Die Faust der Rebellen
Boxcar Bertha | USA | 1972
IMDb, OFDb, Schnittberichte
1. Nach Martin Scorsese für Michael Wadleighs WOODSTOCK (1970) den Schnitt gemacht hatte, wurde Roger Corman auf den jungen Regisseur aufmerksam und holte ihn nach Hollywood. Er suchte jemanden, der einen Nachfolger für das Crime-Drama BLOODY MAMA (1970) drehte und betraute den aufstrebenden New Yorker mit dieser Aufgabe, dessen Erstling WER KLOPFT DENN DA AN MEINE TÜR? (1967) bereits einiges an Können offenbart hatte. Scorsese durfte am Drehbuch des Ehepaars Corrington herumschreiben, musste aber das für eine Produktion von Cormans American International Pictures grundlegende Maß an Sex und Gewalt beibehalten. Dementsprechend fühlt sich DIE FAUST DER REBELLEN auch deutlich nach einem typisch-schmuddeligen Corman-Vehikel der frühen 70er an, erst auf den zweiten Blick offenbart sich das für Scorsese so typische Interesse an ungewöhnlichen Lebensläufen. Die Kombination verschiedener „Außenseiter-Figuren“ (Gewerkschafter, Afroamerikaner, selbstbewusstes Mädel) darf letztlich als verbindendes Element von Corman und Scorsese betrachtet werden.
2. Die Road-Movie-Geschichte um das Hobo-Mädel Bertha (Barbara Hershey) offenbart sich schnell als Mittel zum Zweck. Vater verloren, Gesellschaft verlassen, Reichen erschossen, Leben auf der Flucht. In den Armen von Bill Shelly (David Carradine kurz vor seinem Durchbruch mit der TV-Serie KUNG FU) wird sie zur Kriminellen, lässt allerdings jeden Antrieb vermissen; es gibt schlicht kein Ziel, das Bertha verfolgt. Nur Spaß und Anderssein? Meinetwegen. Eine Entwicklung macht Bill schon eher durch. Als streikender Gewerkschafter (der Film spielt in der Zeit der Wirtschaftskrise 1930) erkennt er die Raubzüge der Gruppe schnell als Chance, der Gewerkschaft Geld zuzuschanzen. Nach dem Tod von Rake verlegt er sich dann auf das Verfassen politischer Schriften (mit Brille und Hemd über dem Blaumann), bevor er als Märtyrer stirbt. In diese Richtung gehende Inhalte hätte der Film durchaus noch etwas mehr vertragen.

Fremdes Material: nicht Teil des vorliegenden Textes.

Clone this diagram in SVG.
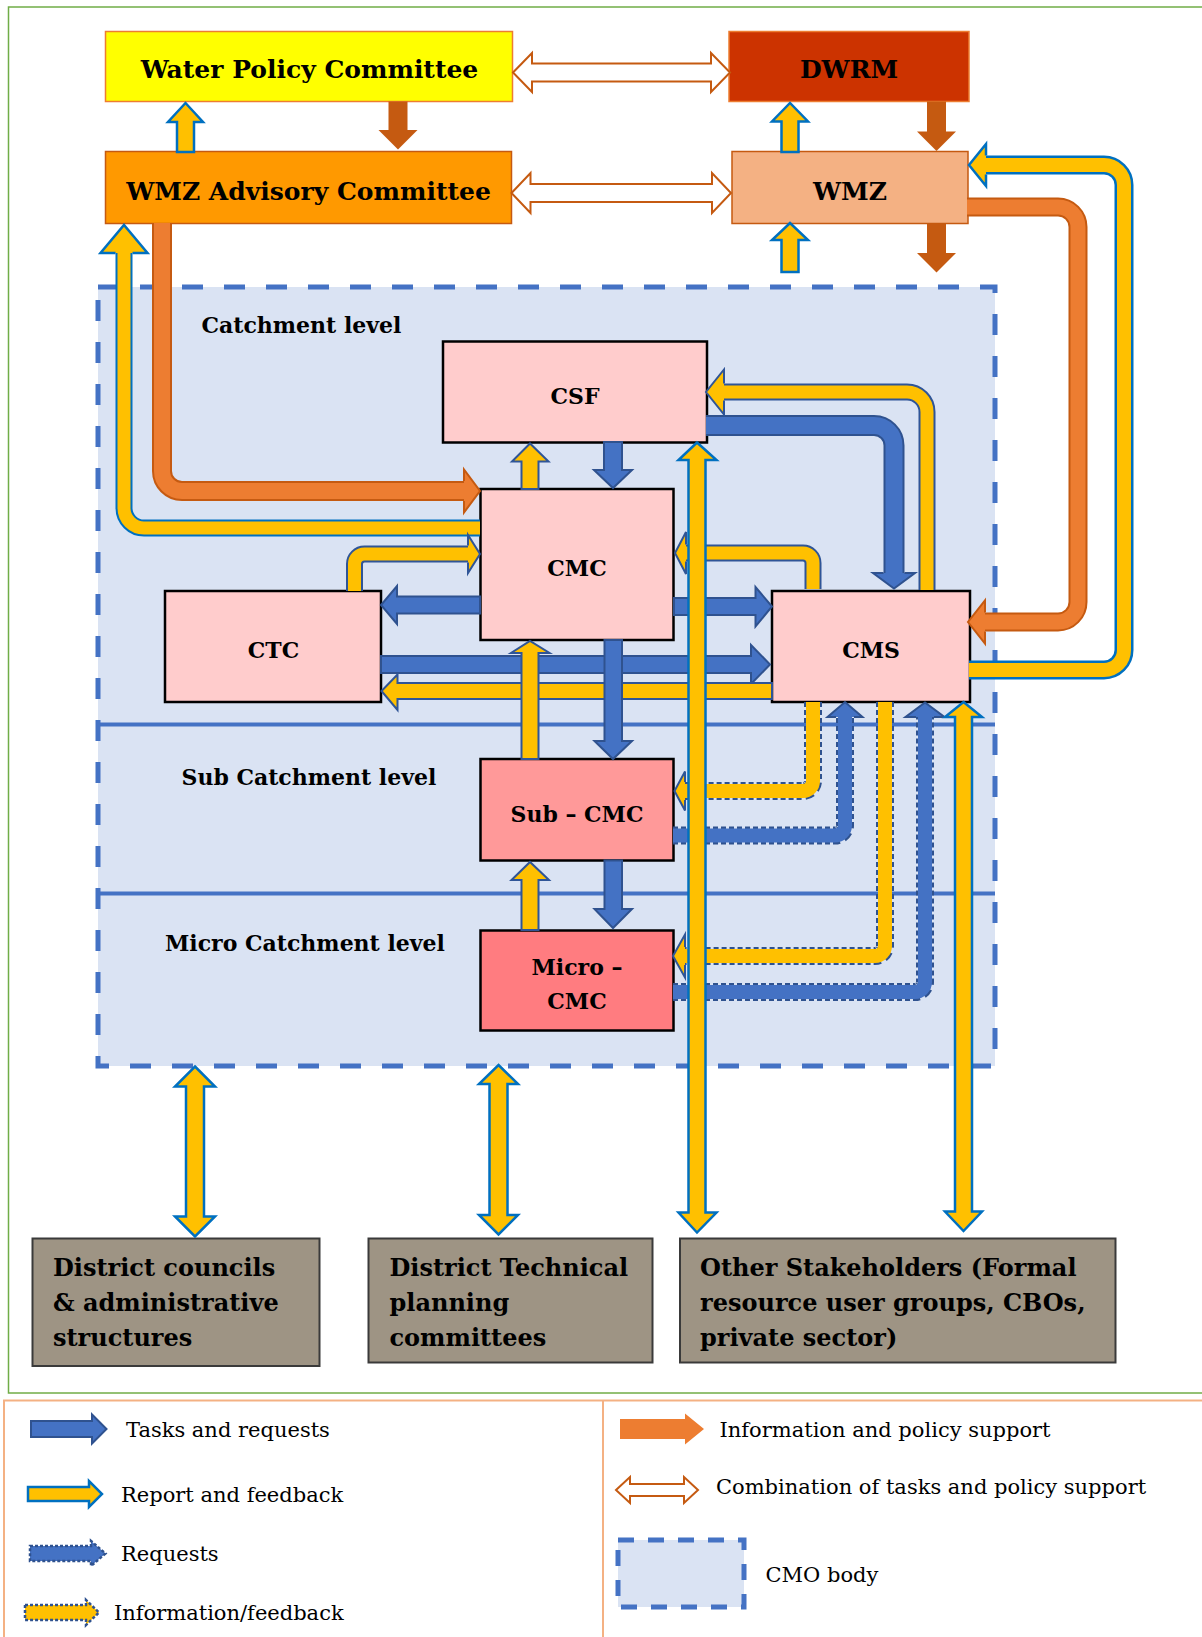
<svg xmlns="http://www.w3.org/2000/svg" width="1202" height="1637" viewBox="0 0 1202 1637">
<style>
text{font-family:"DejaVu Serif","Liberation Serif",serif;fill:#000}
.b{font-weight:bold}
.t25{font-size:25px}
.t22{font-size:22px}
.t24{font-size:24px}
.t21{font-size:21px}
.nb{stroke:#000;stroke-width:2.5}
.gb{fill:#9E9484;stroke:#3A3A3A;stroke-width:2}
.yb{fill:#FFC000;stroke:#0070C0;stroke-width:2.5}
.yd{fill:#FFC000;stroke:#2F5597;stroke-width:2}
.bl{fill:#4472C4;stroke:#2F528F;stroke-width:2}
.dk{fill:#C55A11}
.ho{fill:#fff;stroke:#C55A11;stroke-width:2}
.or{fill:#ED7D31;stroke:#C55A11;stroke-width:2}
.s{fill:none}
.oyb{stroke:#0070C0}
.oyd{stroke:#2F5597}
.iy{stroke:#FFC000}
.ob{stroke:#2F528F}
.ib{stroke:#4472C4}
.oo{stroke:#C55A11}
.io{stroke:#ED7D31}
.dash{stroke-dasharray:5 3}
</style>

<!-- frames -->
<rect x="8.5" y="7" width="1260" height="1386" fill="none" stroke="#70AD47" stroke-width="1.5"/>
<rect x="4" y="1400.5" width="1260" height="300" fill="none" stroke="#F4B183" stroke-width="2"/>
<line x1="603" y1="1400.5" x2="603" y2="1637" stroke="#F4B183" stroke-width="2"/>

<!-- CMO body -->
<g id="cmo-body">
<rect x="98" y="287" width="897" height="779" fill="#DAE3F3" stroke="#4472C4" stroke-width="5" stroke-dasharray="21 21"/>
<line x1="98" y1="724.5" x2="995" y2="724.5" stroke="#4472C4" stroke-width="4"/>
<line x1="98" y1="893.5" x2="995" y2="893.5" stroke="#4472C4" stroke-width="4"/>
<text class="b t22" x="201.5" y="333">Catchment level</text>
<text class="b t22" x="181.5" y="784.5">Sub Catchment level</text>
<text class="b t22" x="165" y="950.5">Micro Catchment level</text>
</g>

<!-- nodes -->
<g id="n-wpc"><rect x="105.5" y="31.5" width="407" height="70" fill="#FFFF00" stroke="#ED7D31" stroke-width="1.5"/><text class="b t25" x="309.5" y="78" text-anchor="middle">Water Policy Committee</text></g>
<g id="n-dwrm"><rect x="729" y="31.5" width="240" height="70" fill="#CC3300" stroke="#ED7D31" stroke-width="1.5"/><text class="b t25" x="849" y="78" text-anchor="middle">DWRM</text></g>
<g id="n-wmzac"><rect x="105.5" y="151.5" width="406" height="72" fill="#FF9900" stroke="#C55A11" stroke-width="1.5"/><text class="b t25" x="308.5" y="200" text-anchor="middle">WMZ Advisory Committee</text></g>
<g id="n-wmz"><rect x="732" y="151.5" width="236" height="72" fill="#F4B183" stroke="#C55A11" stroke-width="1.5"/><text class="b t25" x="850" y="200" text-anchor="middle">WMZ</text></g>
<g id="n-csf"><rect x="443" y="341.5" width="264" height="101" fill="#FFCCCC" class="nb"/><text class="b t22" x="575" y="404" text-anchor="middle">CSF</text></g>
<g id="n-cmc"><rect x="480.5" y="489" width="193" height="151" fill="#FFCCCC" class="nb"/><text class="b t22" x="577" y="576" text-anchor="middle">CMC</text></g>
<g id="n-ctc"><rect x="165" y="591" width="216" height="111" fill="#FFCCCC" class="nb"/><text class="b t22" x="273.5" y="658" text-anchor="middle">CTC</text></g>
<g id="n-cms"><rect x="772" y="591" width="198" height="111" fill="#FFCCCC" class="nb"/><text class="b t22" x="871" y="658" text-anchor="middle">CMS</text></g>
<g id="n-subcmc"><rect x="480.5" y="759" width="193" height="101.5" fill="#FF9999" class="nb"/><text class="b t22" x="577" y="822" text-anchor="middle">Sub – CMC</text></g>
<g id="n-microcmc"><rect x="480.5" y="930.5" width="193" height="100" fill="#FF7C80" class="nb"/><text class="b t22" x="577" y="975" text-anchor="middle">Micro –</text><text class="b t22" x="577" y="1009" text-anchor="middle">CMC</text></g>
<g id="n-district-councils"><rect x="32.5" y="1238.5" width="287" height="127.5" class="gb"/><text class="b t24" x="53" y="1276"><tspan x="53">District councils</tspan><tspan x="53" dy="35">&amp; administrative</tspan><tspan x="53" dy="35">structures</tspan></text></g>
<g id="n-district-technical"><rect x="368.5" y="1238.5" width="284" height="124" class="gb"/><text class="b t24" x="389.5" y="1276"><tspan x="389.5">District Technical</tspan><tspan x="389.5" dy="35">planning</tspan><tspan x="389.5" dy="35">committees</tspan></text></g>
<g id="n-other-stakeholders"><rect x="680" y="1238.5" width="435.5" height="124" class="gb"/><text class="b t24" x="700" y="1276"><tspan x="700">Other Stakeholders (Formal</tspan><tspan x="700" dy="35">resource user groups, CBOs,</tspan><tspan x="700" dy="35">private sector)</tspan></text></g>

<!-- connectors -->
<g id="connectors">
<!-- top level -->
<polygon class="ho" points="513,72.5 532,53 532,63.5 711,63.5 711,53 730,72.5 711,92 711,81.5 532,81.5 532,92"/>
<polygon class="ho" points="511.5,193 530.5,173 530.5,184 712,184 712,173 731,193 712,213 712,202 530.5,202 530.5,213"/>
<polygon class="yb" points="177,152 177,122 168,122 185.5,103 203,122 194,122 194,152"/>
<polygon class="dk" points="388.5,101.5 407.5,101.5 407.5,130 417.5,130 398,149.5 378.5,130 388.5,130"/>
<polygon class="yb" points="781.5,152 781.5,121.5 772,121.5 790,103 808,121.5 798.5,121.5 798.5,152"/>
<polygon class="dk" points="927,101.5 946,101.5 946,131.5 956,131.5 936.5,151 917,131.5 927,131.5"/>
<polygon class="yb" points="781.5,272 781.5,240 772,240 790,223 808,240 798.5,240 798.5,272"/>
<polygon class="dk" points="927,223.5 946,223.5 946,253 956,253 936.5,272.5 917,253 927,253"/>

<!-- CMS -> WMZ (yellow loop) -->
<path class="s oyb" stroke-width="19" d="M969,670 H1104 A20,20 0 0 0 1124,650 V185 A20,20 0 0 0 1104,165 H986"/>
<path class="s iy" stroke-width="14" d="M969,670 H1104 A20,20 0 0 0 1124,650 V185 A20,20 0 0 0 1104,165 H986"/>
<path class="yb" d="M986,155.5 L986,144 L969,165 L986,186 L986,174.5"/>
<!-- WMZ -> CMS (orange) -->
<path class="s oo" stroke-width="19" d="M967,207 H1058 A20,20 0 0 1 1078,227 V602 A20,20 0 0 1 1058,622 H985"/>
<path class="s io" stroke-width="15" d="M967,207 H1058 A20,20 0 0 1 1078,227 V602 A20,20 0 0 1 1058,622 H985"/>
<path class="or" d="M985,612.5 L985,600.5 L968,622 L985,643.5 L985,631.5"/>
<!-- WMZAC -> CMC (orange) -->
<path class="s oo" stroke-width="20" d="M162,223 V471 A20,20 0 0 0 182,491 H464"/>
<path class="s io" stroke-width="16" d="M162,223 V471 A20,20 0 0 0 182,491 H464"/>
<path class="or" d="M464,481 L464,469.5 L480,491 L464,512.5 L464,501"/>
<!-- CMC -> WMZAC (yellow) -->
<path class="s oyb" stroke-width="17" d="M480,528 H144 A20,20 0 0 1 124,508 V253"/>
<path class="s iy" stroke-width="13" d="M480,528 H144 A20,20 0 0 1 124,508 V253"/>
<path class="yb" d="M115.5,253 L100.5,253 L124,225 L147.5,253 L132.5,253"/>
<!-- CSF -> CMS (blue) -->
<path class="s ob" stroke-width="21" d="M706,425.5 H874 A20,20 0 0 1 894,445.5 V573"/>
<path class="s ib" stroke-width="17" d="M706,425.5 H874 A20,20 0 0 1 894,445.5 V573"/>
<path class="bl" d="M883.5,573 L873,573 L894,588.5 L915,573 L904.5,573"/>
<!-- CMS -> CSF (yellow) -->
<path class="s oyd" stroke-width="17" d="M927,590 V412 A20,20 0 0 0 907,392 H724"/>
<path class="s iy" stroke-width="13" d="M927,590 V412 A20,20 0 0 0 907,392 H724"/>
<path class="yd" d="M724,383.5 L724,369.5 L706,392 L724,414.5 L724,400.5"/>
<!-- CMS -> CMC (yellow) -->
<path class="s oyd" stroke-width="17" d="M813,589 V563 A10,10 0 0 0 803,553 H686"/>
<path class="s iy" stroke-width="13" d="M813,589 V563 A10,10 0 0 0 803,553 H686"/>
<path class="yd" d="M686,544.5 L686,532 L675,553 L686,574 L686,561.5"/>
<!-- CTC -> CMC (yellow) -->
<path class="s oyd" stroke-width="17" d="M354.5,591 V564 A10,10 0 0 1 364.5,554 H468"/>
<path class="s iy" stroke-width="13" d="M354.5,591 V564 A10,10 0 0 1 364.5,554 H468"/>
<path class="yd" d="M468,545.5 L468,535 L480,554 L468,573 L468,562.5"/>

<!-- horizontals in catchment level -->
<polygon class="bl" points="480,596.5 397,596.5 397,586 381,605 397,624 397,613.5 480,613.5"/>
<polygon class="bl" points="674,598 755.5,598 755.5,587 772,606.5 755.5,626.5 755.5,615 674,615"/>
<polygon class="bl" points="381,656 751,656 751,645 770,664.5 751,684 751,673 381,673"/>
<polygon class="yd" points="772,683 397.5,683 397.5,674.5 381.5,691 397.5,710 397.5,699 772,699"/>

<!-- dashed connectors -->
<path class="s ob dash" stroke-width="18" d="M813,702 V781 A10,10 0 0 1 803,791 H685"/>
<path class="s iy" stroke-width="14" d="M813,702 V781 A10,10 0 0 1 803,791 H685"/>
<path class="yd" d="M685,782 L685,771.5 L674.5,791 L685,810.5 L685,800"/>
<path class="s ob dash" stroke-width="18" d="M673,835.5 H835 A10,10 0 0 0 845,825.5 V717"/>
<path class="s ib" stroke-width="14" d="M673,835.5 H835 A10,10 0 0 0 845,825.5 V717"/>
<path class="bl" d="M836,717 L827.5,717 L845,702 L862.5,717 L854,717"/>
<path class="s ob dash" stroke-width="18" d="M885,702 V946 A10,10 0 0 1 875,956 H685"/>
<path class="s iy" stroke-width="14" d="M885,702 V946 A10,10 0 0 1 875,956 H685"/>
<path class="yd" d="M685,947 L685,934.5 L673,956 L685,977.5 L685,965"/>
<path class="s ob dash" stroke-width="18" d="M673,992 H915 A10,10 0 0 0 925,982 V717"/>
<path class="s ib" stroke-width="14" d="M673,992 H915 A10,10 0 0 0 925,982 V717"/>
<path class="bl" d="M916,717 L905.5,717 L925,702.5 L944.5,717 L934,717"/>

<!-- central verticals -->
<polygon class="yd" points="521.5,489 521.5,461.5 512,461.5 530,443.5 548.5,461.5 538.5,461.5 538.5,489"/>
<polygon class="bl" points="604,442 622,442 622,470 632,470 613,488 594,470 604,470"/>
<polygon class="yd" points="521.5,759 521.5,653 511,653 530,641 549.5,653 538.5,653 538.5,759"/>
<polygon class="bl" points="604.5,640 622,640 622,741 632,741 613,759 594.5,741 604.5,741"/>
<polygon class="yd" points="521.5,930 521.5,880 511.5,880 530,862 549,880 538.5,880 538.5,930"/>
<polygon class="bl" points="604.5,860.5 622,860.5 622,909 632,909 613,928 594.5,909 604.5,909"/>

<!-- long verticals -->
<polygon class="yb" points="697,442.5 716.5,460 705.5,460 705.5,1212.5 716.5,1212.5 697,1232.5 678.5,1212.5 688.5,1212.5 688.5,460 678.5,460"/>
<polygon class="yb" points="963.5,702 982,717 972,717 972,1211.5 982,1211.5 963.5,1231 945,1211.5 955,1211.5 955,717 945,717"/>
<polygon class="yb" points="195,1066.5 215,1086.5 204,1086.5 204,1216.5 215,1216.5 195,1236.5 175,1216.5 186,1216.5 186,1086.5 175,1086.5"/>
<polygon class="yb" points="498.5,1065 518,1084 507.5,1084 507.5,1215 518,1215 498.5,1234.5 479,1215 489.5,1215 489.5,1084 479,1084"/>
</g>

<!-- legend -->
<g id="legend">
<polygon class="bl" points="31,1421 92,1421 92,1414.5 106.5,1429 92,1443.5 92,1437 31,1437"/>
<text class="t21" x="126" y="1437">Tasks and requests</text>
<polygon class="yb" points="28,1487 89,1487 89,1481 102,1494 89,1507 89,1501 28,1501"/>
<text class="t21" x="121" y="1502">Report and feedback</text>
<polygon points="30,1546 91,1546 91,1541 105.5,1553.5 91,1566 91,1561 30,1561" fill="#4472C4" stroke="#2F528F" stroke-width="2.5" stroke-dasharray="3 2"/>
<text class="t21" x="121" y="1561">Requests</text>
<polygon points="25,1605 86,1605 86,1600 99,1612.5 86,1625 86,1620 25,1620" fill="#FFC000" stroke="#2F528F" stroke-width="2.5" stroke-dasharray="3 2"/>
<text class="t21" x="114" y="1620">Information/feedback</text>
<polygon points="620,1419 685,1419 685,1413.5 704,1429 685,1444.5 685,1439 620,1439" fill="#ED7D31"/>
<text class="t21" x="719.5" y="1437">Information and policy support</text>
<polygon class="ho" points="616,1490 630,1477 630,1484 684,1484 684,1477 698,1490 684,1503 684,1496 630,1496 630,1503"/>
<text class="t21" x="716" y="1494">Combination of tasks and policy support</text>
<rect x="618" y="1540" width="126" height="67" fill="#DAE3F3" stroke="#4472C4" stroke-width="5" stroke-dasharray="16 14"/>
<text class="t21" x="765.5" y="1582">CMO body</text>
</g>
</svg>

3. Derlei Sozialkritik steht aber zu jeder Zeit hinter Kurzweil und vordergründigen Schauwerten zurück. Gleich mehrfach entblößen sich Hershey und Carradine, die Schießereien fallen überaus blutig aus und das Finale ergeht sich geradezu in Gewalt. Dass Bill an einem Waggon gekreuzigt wird, darf dabei überaus irritieren, die grandios flexible Kamera, die sogar per Schrotflinte Erschossene in ihrem Flug durch die Luft begleitet, hingegen begeistern. Versteht man den Film in diesem, im corman‘schen Sinne (der Scorsese nebenbei die Möglichkeit gab, erste Erfahrungen mit Studiosystem und Auftragsarbeiten zu sammeln), dann stellt er ordentliche Unterhaltung dar; einige Blödeleien und einen netten Blues-Score miteingeschlossen.